Bigger Faster Cheaper
Olivetti is just one of the countless instances in which finance has radically altered the structure of a company affecting its strategic business choices. The history of the firm, going from 1908 to the present day, leads us to the contemporary situation, where new conditions are associated with an even more far-reaching financialization, not affected at all by the 2008 crisis. The spread of “post-capitalist” prophecies linked with new consumption and business models (such as collaborative consumption, peer and sharing economy) coexist with an increasingly unequal income distribution and with the monopolistic tendency of the giants of ICT and distribution. For some of them, this tendency is an inevitable outcome of financialization. As companies like Amazon have a market capitalisation that is the triple of its (enormous) revenue, and as this value is based on expected future returns, it would be unprofitable to raise prices and start to earn from their sales. The value of their shares would plummet. The “future return” must be deferred sine die, while these giants are forced to a constant rush for the complete control of the market.

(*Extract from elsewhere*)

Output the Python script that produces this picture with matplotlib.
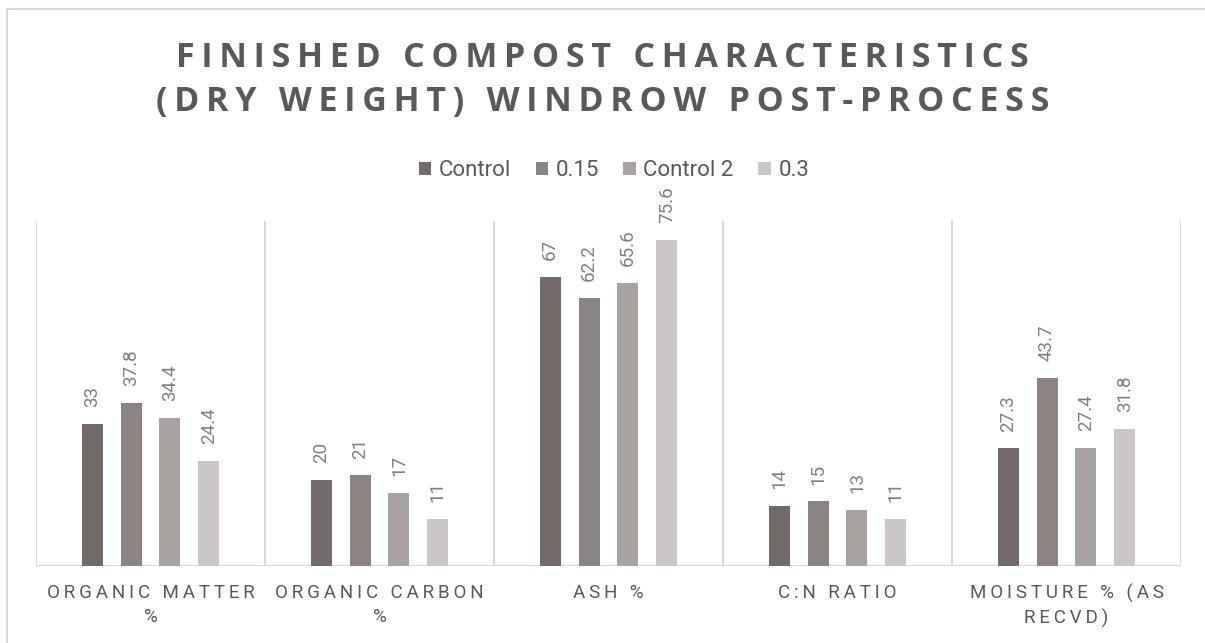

The current debate on platform capitalism has highlighted an additional contradiction. While, on the one hand, immaterial labour and goods are increasingly central in contemporary economy, on the other hand, the still material labour within such platforms involves forms of heavy exploitation. While waiting for these tasks to be replaced by machines – more suitable than humans to meet the needs imposed by financial capital’s fugacity and unpredictability – individuals play an increasingly minor role and are employed in jobs that might soon disappear. Shared benefits (fast shipping of any kind of product, car sharing, short term rentals, a social wall for sharing ideas and promoting initiatives at zero cost, the possibility of searching billions of pieces of information on the web) entail gigantic profits as well as social risks to be taken into account.
The outcomes of this transition are reflected also in the objects it gives birth to. Actually, objects are no longer central, while the main focus is on logistics, networks and systems. Objects, their quality, their authors become minor aspects and increasingly interchangeable. On the other hand, networks of information and distribution systems represent the real key in today’s business. It doesn’t matter who or what, but how fast and on what scale. Advanced logistics represents one of the most interesting and controversial sectors of the current technological and economic cycle and its disruptive features are having a significant impact on the world of trade and also on product design. In the section entitled Bigger Faster Cheaper, the photos by Delfino Sisto Legnani, taken at Ikea and Amazon logistic hubs in Piacenza, investigate the consequences and the power relations that a new economic and technological cycle is imposing to the market: new rules and new speeds to be followed or to be counteracted.